Tuesday, May 5, 2009

Miss Hickory







When I was a little girl my older sister Debby got this book out of the library, Miss Hickory, by Carolyn Sherwin Bailey. The story haunted me, but I loved the illustrations, even though some of those frightened me, too! Several years ago my son Eben and his wife Tracey got me a copy of my own for Christmas. Ruth Gannett's lithographs are so terrific - I love them still!!! Seems now from an adult vantage point to be a story about loss of ego...
Did any of you have stories that scared you as children? What were they?

6 comments:

Jo-an said...

Martha, I've seen some of those illistrations before. They are beautiful but the one where she has no head is creepy.

As a child I was given and had read to me "Wind In the Willows" by Kenneth Grahame and I loved it. That version was illustrated by Arthur Rackhame. His charaters were lovely and fun, nothing particularly scary about Ratty, Mole, Badger and Toad, but the trees... The trees were malevolent. They looked as though they were reaching off the page to carry me into a world that was most unsafe for a little girl like me. And still I wanted the story to continue.

Another scary "story" for me was the first movie I saw. No, not the ubiquitous "Bambie". For me it was "Fantasia". I was about 5. I loved the music and the cartoon images, all except inside the mouths of the dinosaures. They were soooo PINK! I was terrified! The incredible pinkness made the dinos way too real for my 5 year old brain. That it had gotten dark while we were in the theater added to the scary feelings. The crowning blow came when we found that my mom had locked the keys in the car. Waiting for help was horrible. Was that a dino I heard around the corner by the 5 & 10 cent store? Aaaahhhh!!!!! I was sooo scared!

Susan Beauchemin said...

Oh, I love miss hickory--we must have looked at that book together--the illustrations are the best!! And in the end she's a bare twig that has been grafted onto the tree.
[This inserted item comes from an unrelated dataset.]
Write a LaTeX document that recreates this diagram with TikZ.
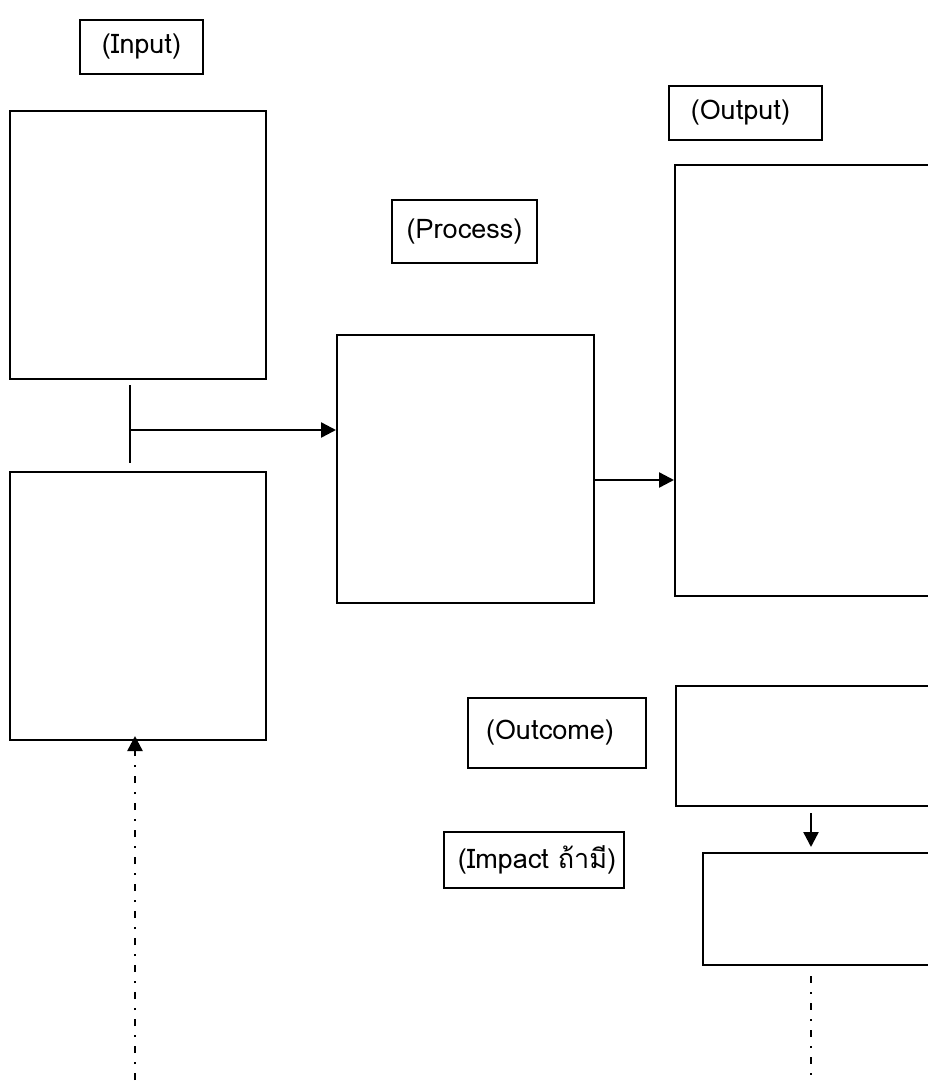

Sort of takes the joyful moments of pretending and slaps them upside the head with mother nature's reality.

Richard said...

I love the bird nest and the whole bird theme. This is a very creative blog and I enjoyed looking at your many beautiful illistrations. I used to live in Portland myself. It is a good place for an artist to live.

Peace,
Richard

martha miller said...

hey jo-an!

ha ha! thanks! fantasia was awfully surreal for a little one! i also loved arthur rackham's illustrations. i had a shirley temple book of fairy tales that i pored (poured?) over endlessly. in it was the legend of sleepy hollow illustrated by rackham!!! oh, those treeeees!!!!

martha miller said...

sue, i'm certain we looked at that book side by side, getting thrills and chills from seeing the bare twiggy miss hickory become one with nature...
do you remember a series of children's classics that we had down cellar? and the inside covers ahd the same image - a boy running from what must have been smoke, but when i was a kid, it looked like huge flying blobs of poop, and it always frightened me!!!

martha miller said...

hello, richard! thanks for stopping by - do visit again! where do you live now?